Let's create our dataframe, no need to split it into leaf and other nodes, we'll just keep the original dataframe:
data = spark.createDataFrame(
sc.parallelize(
[[1, -1], [2, 1], [6, -1], [7, 6], [8, 7], [9, 8], [21,-1], [22,21], [24,-1], [25,24], [26,25], [27,26], [28,27],
[29,28], [99, 6], [107,99], [108,-1], [109,108], [222,109], [1000,7], [1001,1000], [ -1,9], [ -1,22], [ -1,29],
[ -1,107], [ -1, 1001], [ -1,222], [ -1,2]]
),
["doc_process_pid", "doc_parent_pid"]
)
We'll now create two dataframes from this tree, one will be our building base and the other one will be our construction bricks:
df1 = data.filter("doc_parent_pid = -1").select(data.doc_process_pid.alias("node"))
df2 = data.select(data.doc_process_pid.alias("son"), data.doc_parent_pid.alias("node")).filter("node != -1")
Let's define a function for step i
of the construction:
def add_node(df, i):
return df.filter("node != -1").join(df2, "node", "inner").withColumnRenamed("node", "node" + str(i)).withColumnRenamed("son", "node")
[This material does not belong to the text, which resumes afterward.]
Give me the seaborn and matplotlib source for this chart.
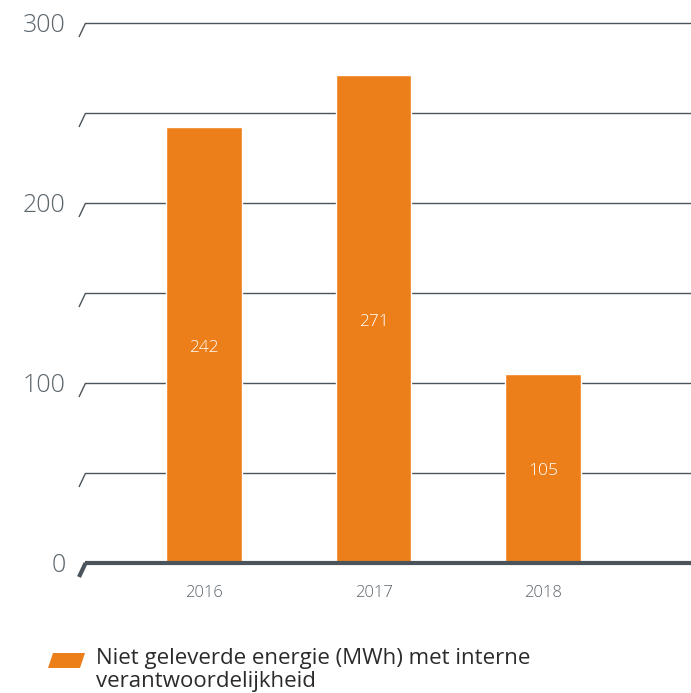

Let's define our initial state:
from pyspark.sql.types import *
df = df1
i = 0
df_end = spark.createDataFrame(
sc.emptyRDD(),
StructType([StructField("branch", ArrayType(LongType()), True)])
)
When a branch is fully constructed we take it out of df
and put it in df_end
:
import pyspark.sql.functions as psf
while df.count() > 0:
i = i + 1
df = add_node(df, i)
df_end = df.filter("node = -1").drop('node').select(psf.array(*[c for c in reversed(df.columns) if c != "node"]).alias("branch")).unionAll(
df_end
)
df = df.filter("node != -1")
At the end, df is empty and we have
df_end.show(truncate=False)
+------------------------+
|branch |
+------------------------+
|[24, 25, 26, 27, 28, 29]|
|[6, 7, 8, 9] |
|[6, 7, 1000, 1001] |
|[108, 109, 222] |
|[6, 99, 107] |
|[21, 22] |
|[1, 2] |
+------------------------+
The worst case for this algorithm is as many joins as the maximum branch length.